Comment from Tom Schwerdt, (11/5/2013, 8:32 AM)

Classifying the ash as a hazardous waste will likely dramatically reduce the current beneficial uses of the ash, but on the other side, coal as is not the same as household waste. Perhaps they could deal with it under something like the Universal Waste or some other special waste rule. Fly ash is often a major component in structural concrete - it improves durability, and significantly reduces the amount of cement used in the recipe. Replacing 30% of the cement with fly ash is often a reasonable number. Reduced cement means a LOT less CO2 and particulates emitted into the air from cement production, and a lot less fuel required per ton of concrete produced.

Comment from paul mellon, (11/5/2013, 2:46 PM)

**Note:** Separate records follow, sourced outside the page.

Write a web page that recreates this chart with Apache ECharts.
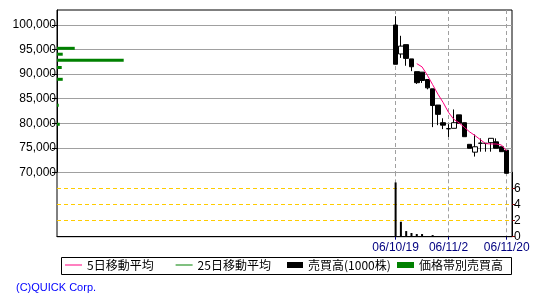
<!DOCTYPE html>
<html><head><meta charset="utf-8">
<script src="https://cdn.jsdelivr.net/npm/echarts@6/dist/echarts.min.js"></script>
<style>html,body{margin:0;padding:0;background:#fff}#c{width:550px;height:300px}</style>
</head><body><div id="c"></div>
<script>
// ---- categories (trading days) ----
const preMonths = [
  ['06/07', [19,20,21,24,25,26,27,28,31]],
  ['06/08', [1,2,3,4,7,8,9,10,11,14,15,16,17,18,21,22,23,24,25,28,29,30,31]],
  ['06/09', [1,4,5,6,7,8,11,12,13,14,15,19,20,21,22,25,26,27,28,29]],
  ['06/10', [2,3,4,5,6,10,11,12,13,16,17,18]]
];
const tradeDates = ['06/10/19','06/10/20','06/10/23','06/10/24','06/10/25','06/10/26','06/10/27',
  '06/10/30','06/10/31','06/11/1','06/11/2','06/11/6','06/11/7','06/11/8','06/11/9','06/11/10',
  '06/11/13','06/11/14','06/11/15','06/11/16','06/11/17','06/11/20'];
const tailDates = ['06/11/21'];
const labelDates = ['06/10/19','06/11/2','06/11/20'];

// ---- series values ----
const opens  = [100000,94100,96000,93100,90500,90400,88900,87000,83700,80100,78900,78960,81700,80100,75700,74100,75900,75900,76030,76200,75200,74500];
const closes = [ 92000,95700,93200,91500,88250,88700,87200,83600,81800,79600,78850,80100,80000,77250,74900,75200,75950,75900,76920,74900,74200,69800];
const lows   = [ 92000,93300,91700,90600,88000,88200,86900,79200,79600,78800,77200,78960,80000,77250,74900,73200,74200,74200,74200,74900,74200,69800];
const highs  = [101800,97800,96000,93100,90500,90400,89000,87000,83700,81000,79800,82800,81700,80100,75700,77700,76900,75900,76920,76900,75200,74500];
const volumes = [6.74,1.86,0.70,0.46,0.33,0.33,0.05,0.20,0.08,0.05,0.05,0.05,0.05,0.05,0.05,0.05,0.05,0.05,0.05,0.05,0.05,0.08];
const ma5Dates = tradeDates.slice(4);
const ma5 = [92130,91470,89770,87850,85910,84180,82210,80790,80070,79160,78220,77490,76660,75840,75770,75770,75570,74340];
const bandPrices  = [95250,94050,92810,91340,88940,83650,79780];
const bandVolumes = [1.95,0.63,7.33,0.52,0.63,0.19,0.30];

// ---- tick labels ----
const priceTicks = [70000,75000,80000,85000,90000,95000,100000];
const volumeTicks = [0,2,4,6];

const categories = [];
preMonths.forEach(([m, days]) => days.forEach(d => categories.push(m + '/' + d)));
tradeDates.forEach(d => categories.push(d));
tailDates.forEach(d => categories.push(d));

const showIdx = labelDates.map(d => categories.indexOf(d));
const isMarked = (i) => showIdx.indexOf(i) >= 0;

const candleData = tradeDates.map((d, i) => [d, opens[i], closes[i], lows[i], highs[i]]);
const volData = tradeDates.map((d, i) => [d, volumes[i]]);
const maData = ma5Dates.map((d, i) => [d, ma5[i]]);
const bandData = bandPrices.map((p, i) => [bandVolumes[i], p]);

const chart = echarts.init(document.getElementById('c'), null, {renderer: 'canvas'});
const numFont = "'Liberation Sans Narrow','Liberation Sans',Arial,sans-serif";
const cjkFont = "'Noto Sans CJK JP','Liberation Sans',sans-serif";
const legendText = {fontSize: 12, color: '#000', fontFamily: cjkFont};

chart.setOption({
  animation: false,
  backgroundColor: '#fff',
  grid: [
    {left: 57, right: 38, top: 10, bottom: 127.7},
    {left: 57, right: 38, top: 172.3, bottom: 63.3},
    {left: 57, right: 38, top: 10, bottom: 63.3, show: true, borderColor: '#000', borderWidth: 1, backgroundColor: 'transparent'}
  ],
  xAxis: [
    {type: 'category', gridIndex: 0, data: categories, boundaryGap: false,
     axisLine: {show: false}, axisTick: {show: false}, axisLabel: {show: false},
     splitLine: {show: true, interval: (i) => isMarked(i), lineStyle: {color: '#a0a0a0', type: [4, 3], width: 1}}},
    {type: 'category', gridIndex: 1, data: categories, boundaryGap: false,
     axisLine: {show: true, lineStyle: {color: '#000', width: 1}},
     axisTick: {show: true, interval: (i) => isMarked(i), length: 3, lineStyle: {color: '#000080'}},
     axisLabel: {show: true, interval: (i) => isMarked(i), color: '#000080', fontSize: 12, margin: 5,
                 fontFamily: "'Liberation Sans',Arial,sans-serif", hideOverlap: false},
     splitLine: {show: true, interval: (i) => isMarked(i), lineStyle: {color: '#a0a0a0', type: [4, 3], width: 1}}},
    {type: 'value', gridIndex: 0, position: 'top', min: 0, max: 50, show: false},
    {type: 'value', gridIndex: 2, show: false}
  ],
  yAxis: [
    {type: 'value', gridIndex: 0, position: 'left', min: 70000, max: 103055,
     axisLine: {show: true, lineStyle: {color: '#000'}},
     axisTick: {show: true, length: 5, customValues: priceTicks, lineStyle: {color: '#000'}},
     axisLabel: {show: true, customValues: priceTicks, margin: 1, fontSize: 12, color: '#000', fontFamily: numFont,
                 formatter: (v) => Number(v).toLocaleString('en-US')},
     splitLine: {show: true, lineStyle: {color: '#a0a0a0', width: 1}}},
    {type: 'value', gridIndex: 1, position: 'right', min: 0, max: 8,
     axisLine: {show: true, lineStyle: {color: '#000'}},
     axisTick: {show: true, length: 3, customValues: volumeTicks, lineStyle: {color: '#800000'}},
     axisLabel: {show: true, customValues: volumeTicks, margin: 2, fontSize: 12, color: '#000', fontFamily: numFont},
     splitLine: {show: true, lineStyle: {color: '#ffcc00', type: [4, 3], width: 1}}},
    {type: 'value', gridIndex: 2, show: false}
  ],
  legend: [
    {data: [{name: '5日移動平均', icon: 'rect'}], left: 65, top: 259, padding: 0, itemWidth: 17, itemHeight: 1, textStyle: legendText, selectedMode: false},
    {data: [{name: '25日移動平均', icon: 'rect'}], left: 175.6, top: 259, padding: 0, itemWidth: 17, itemHeight: 1, textStyle: legendText, selectedMode: false},
    {data: [{name: '売買高(1000株)', icon: 'rect'}], left: 287, top: 259, padding: 0, itemWidth: 16, itemHeight: 6, textStyle: legendText, selectedMode: false},
    {data: [{name: '価格帯別売買高', icon: 'rect'}], left: 397, top: 259, padding: 0, itemWidth: 17, itemHeight: 6, textStyle: legendText, selectedMode: false}
  ],
  graphic: [
    {type: 'rect', shape: {x: 61.5, y: 257.5, width: 450, height: 17}, style: {fill: 'none', stroke: '#000', lineWidth: 1}, z: -1},
    {type: 'text', left: 16, top: 282, style: {text: '(C)QUICK Corp.', fill: '#0000ff', font: "11px 'Liberation Sans',Arial,sans-serif"}}
  ],
  series: [
    {name: '価格帯別売買高', type: 'custom', xAxisIndex: 2, yAxisIndex: 0, data: bandData,
     encode: {x: 0, y: 1}, itemStyle: {color: '#008000'}, z: 3,
     renderItem: (params, api) => {
       const p0 = api.coord([0, api.value(1)]);
       const p1 = api.coord([api.value(0), api.value(1)]);
       return {type: 'rect', shape: {x: p0[0], y: p0[1] - 1.5, width: p1[0] - p0[0], height: 3},
               style: {fill: '#008000'}};
     }},
    {name: 'price', type: 'candlestick', xAxisIndex: 0, yAxisIndex: 0, data: candleData,
     encode: {x: 0, y: [1, 2, 3, 4]}, barWidth: 5, clip: false, z: 4,
     itemStyle: {color: '#fff', color0: '#000', borderColor: '#000', borderColor0: '#000', borderWidth: 1}},
    {name: '5日移動平均', type: 'line', xAxisIndex: 0, yAxisIndex: 0, data: maData, encode: {x: 0, y: 1},
     symbol: 'none', showSymbol: false, lineStyle: {color: '#ff0080', width: 1}, itemStyle: {color: '#ff0080'}, z: 5},
    {name: '25日移動平均', type: 'line', xAxisIndex: 0, yAxisIndex: 0, data: [],
     symbol: 'none', showSymbol: false, lineStyle: {color: '#008000', width: 1}, itemStyle: {color: '#008000'}},
    {name: '売買高(1000株)', type: 'bar', xAxisIndex: 1, yAxisIndex: 1, data: volData, encode: {x: 0, y: 1},
     barWidth: 2, itemStyle: {color: '#000'}, z: 4}
  ]
});
</script></body></html>
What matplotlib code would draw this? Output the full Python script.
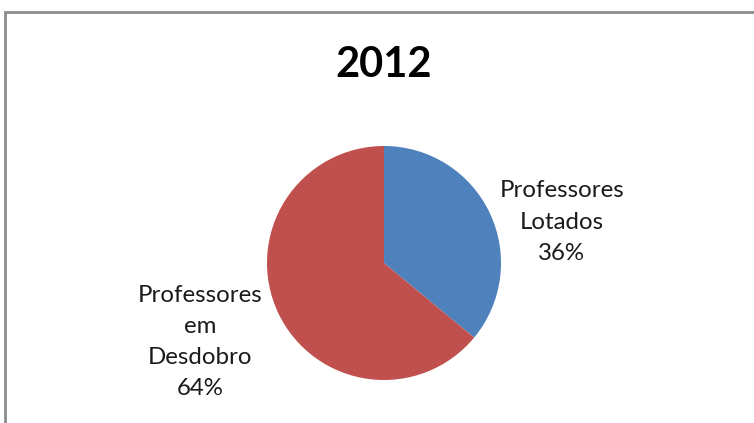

I agree with Tom on encapsulated CCRs, however I think it is now apparent to the EPA that they will not be able to continue to allow coal slag abrasives in their new Benefical Program regardless of the EPA's final decision on CCR's as Hazardous or special waste. OSHA's decision to tell the coal slag companies in 2012 to list the highly toxic metal beryllium and other toxins on their MSDS' ends any pretense that the EPA used in the past to claim coal slag abrasives are "safe" for human health or environment. It is clear from OSHA that there are toxins in the slag dust at unsafe levels. This will become even more obvious to the EPA and Industry when OSHA issues their new lower exosure limit for beryllium due in December. The facts speak for themselves.

Comment from John Fauth, (11/6/2013, 8:54 AM)

I'm all for clean air and water, safe food, etc. Lord knows I consume enough of each. But I believe the unintended consequences of regulating CCR's under Subtitle C will be significant.

Comment from Keith Gabbard, (11/7/2013, 1:57 PM)

The SDS's for slags that I have reviewed (coal & copper)generally list Chemical Compositions of Beryllium to be between 0 than .001% by weight in bulk form. How that translates into airborne exposures above OSHA's current PEL of .002 mg/m3 TWA for Beryllium in Blast operations depends entirely on air volume of Blast area, air turns, consumption rate of media & percentage of PM2.5 generated. Monitoring of Blast shop air is the only way to determine airborne levels of heavy metals. As far as EPA is concerned, TCLP's of the spent abrasive waste stream will determine if leachable levels are beyond EPA's limits for particular heavy metals. One more point, I do not believe that this is the proper forum for personal product endorsement via disparaging competitive abrasive products by stating real or hoped for health issues.